- Genres: Música popular brasileira
- Labels: Dubas, Ziriguiboom/Crammed Discs, Six Degrees, EMI Brasil, Universal

= Celso Fonseca =

Celso Fonseca (born November 15, 1956) is a Brazilian composer, producer, guitarist and singer. He is noted as part of the Música popular brasileira since the 1980s, initially as accompanist and composer, then producer, and since the mid–1990s as an artist in his own right.

Celso Fonseca was born in Rio de Janeiro. He began on guitar at age 12 and by 19 dedicated himself to music as a profession. He counts Baden Powell de Aquino as an influence. In the beginning of the 1980s he worked as guitarist for Gilberto Gil. In 1983 his collaboration with composer Ronaldo Bastos began. Their song “Sorte” was recorded by Gal Costa and Caetano Veloso and later gave the title for Fonsecas second album in 1994. In 1986 he had released a first recording Minha Cara the same year he began to work as a producer for other musicians, debuting with an album by Vinícius Cantuária followed by productions for Gilberto Gil, Gal Costa, Virgínia Rodrigues, Daniela Mercury, Daúde and others. He also worked with Milton Nascimento, Djavan, Adriana Calcanhotto, Bebel Gilberto and many more.
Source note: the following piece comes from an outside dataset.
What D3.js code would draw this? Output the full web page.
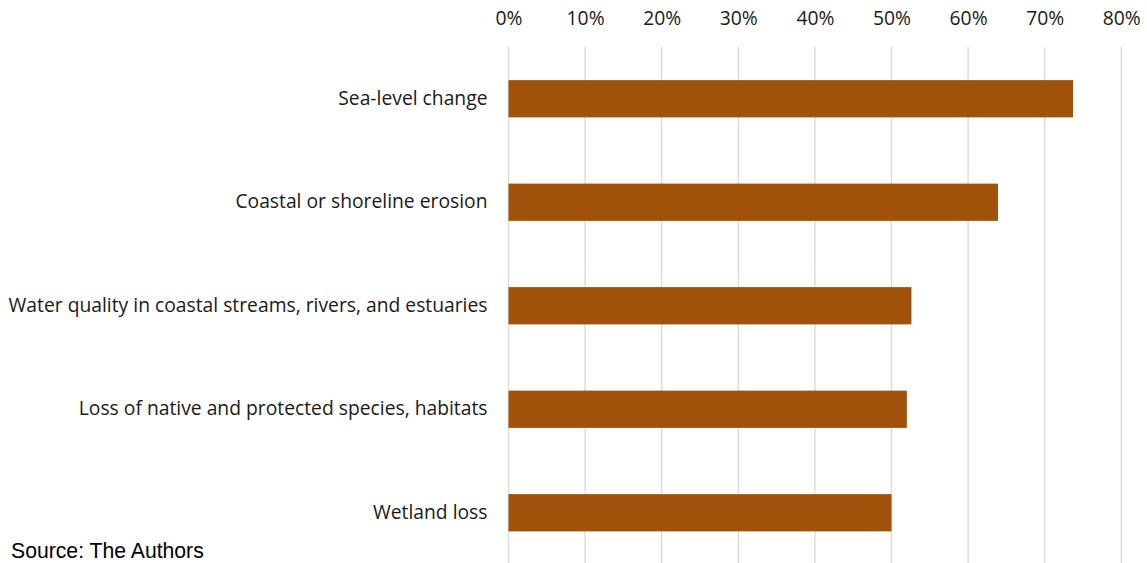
<!DOCTYPE html>
<head>
  <meta charset="utf-8">
  <script src="https://d3js.org/d3.v7.min.js"></script>
  <style>
    body { margin:0; background:#fff; }
  </style>
</head>
<body>
  <div id=figure></div>
  <script>
    // categories, top to bottom
    var categories = ["Sea-level change", "Coastal or shoreline erosion",
      "Water quality in coastal streams, rivers, and estuaries",
      "Loss of native and protected species, habitats", "Wetland loss"];
    var values = [0.737, 0.639, 0.526, 0.52, 0.50];
    var ticks = [0, 0.1, 0.2, 0.3, 0.4, 0.5, 0.6, 0.7, 0.8];

    var W = 1147, H = 563;
    var margin = {top: 47, left: 508.5, right: 25.7, bottom: -1.5};
    var labelFont = "'Open Sans', sans-serif";

    var svg = d3.select("#figure").append("svg")
      .attr("width", W).attr("height", H);

    var x = d3.scaleLinear().domain([0, 0.8]).range([margin.left, W - margin.right]);
    var y = d3.scaleBand().domain(categories)
      .range([margin.top, H - margin.bottom])
      .paddingInner(0.64).paddingOuter(0.32);

    // gridlines
    svg.append("g").selectAll("line").data(ticks).enter().append("line")
      .attr("x1", function(d){ return x(d); }).attr("x2", function(d){ return x(d); })
      .attr("y1", margin.top).attr("y2", H)
      .attr("stroke", "#d9d9d9").attr("stroke-width", 1.3);

    // top axis labels
    var xAxis = d3.axisTop(x).tickValues(ticks).tickFormat(d3.format(".0%")).tickSize(0);
    var gx = svg.append("g").attr("transform", "translate(0,27.5)").call(xAxis);
    gx.select(".domain").remove();
    gx.selectAll("text").attr("font-size", 19.3).attr("font-family", labelFont)
      .attr("fill", "#1a1a1a").attr("dy", 0);

    // bars
    svg.selectAll(".bar").data(values).enter().append("rect")
      .attr("class", "bar")
      .attr("x", x(0))
      .attr("y", function(d, i){ return y(categories[i]); })
      .attr("width", function(d){ return x(d) - x(0); })
      .attr("height", y.bandwidth())
      .attr("fill", "#a0520a");

    // category labels
    var yAxis = d3.axisLeft(y).tickSize(0).tickPadding(21);
    var gy = svg.append("g").attr("transform", "translate(" + margin.left + ",0)").call(yAxis);
    gy.select(".domain").remove();
    gy.selectAll("text").attr("font-size", 19.3).attr("font-family", labelFont)
      .attr("fill", "#1a1a1a");

    svg.append("text")
      .attr("x", 11).attr("y", 558)
      .attr("font-family", "'Liberation Sans', Arial, sans-serif")
      .attr("font-size", 21.2).attr("fill", "#000")
      .text("Source: The Authors");
  </script>
</body>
His third collaborative album with Ronaldo Bastos Juventude / Slow Motion Bossa Nova was nominated for two Latin Grammys as Best MPB Album and the song “A Voz do Coração” as Best Brazilian Song. His best-known international releases so far are the two albums he has recorded for Crammed Discs' sublabel Ziriguiboom: Natural (2003) and Rive Gauche Rio (2005).

Fonseca was nominated again in 2016, earning three nominations for the 17th Annual Latin Grammy Awards. The nominations were Song of the Year for "Céu", Best MPB Album for Like Nice and Best Engineered Album, also for Like Nice.

==Discography==
- Minha Cara (WEA, 1986)
- Sorte (Dubas, 1994) with Ronaldo Bastos
- O Som do Sim (Natasha, 1995)
- with Ronaldo Bastos – Paradiso (Dubas, 1997) with arrangements by Eduardo Souto Neto and Jaques Morelenbaum, and guest vocalist Milton Nascimento
- with Ronaldo Bastos – Juventude / Slow Motion Bossa Nova (Dubas, 2001)
- Natural (Ziriguiboom/Six Degrees, 2003) with guest vocalist Cibelle
- Rive Gauche Rio (Ziriguiboom/Six Degrees, 2005) with guest artist Jorge Drexler
- Feriado (EMI Brazil, 2007)
- Ao Vivo (EMI Brazil, 2008) with guest vocalists Ana Carolina, Gilberto Gil and Roberta Sá
- Página Central (rec. 2007, Biscoito Fino, 2009) with Marcos Valle
- Voz e Violão (Universal, 2010) solo concert recording
- with Ronaldo Bastos – Liebe Paradiso (Dubas/Membran, 2011) with guest vocals by Nana Caymmi, Milton Nascimento, Luiz Melodia a.o.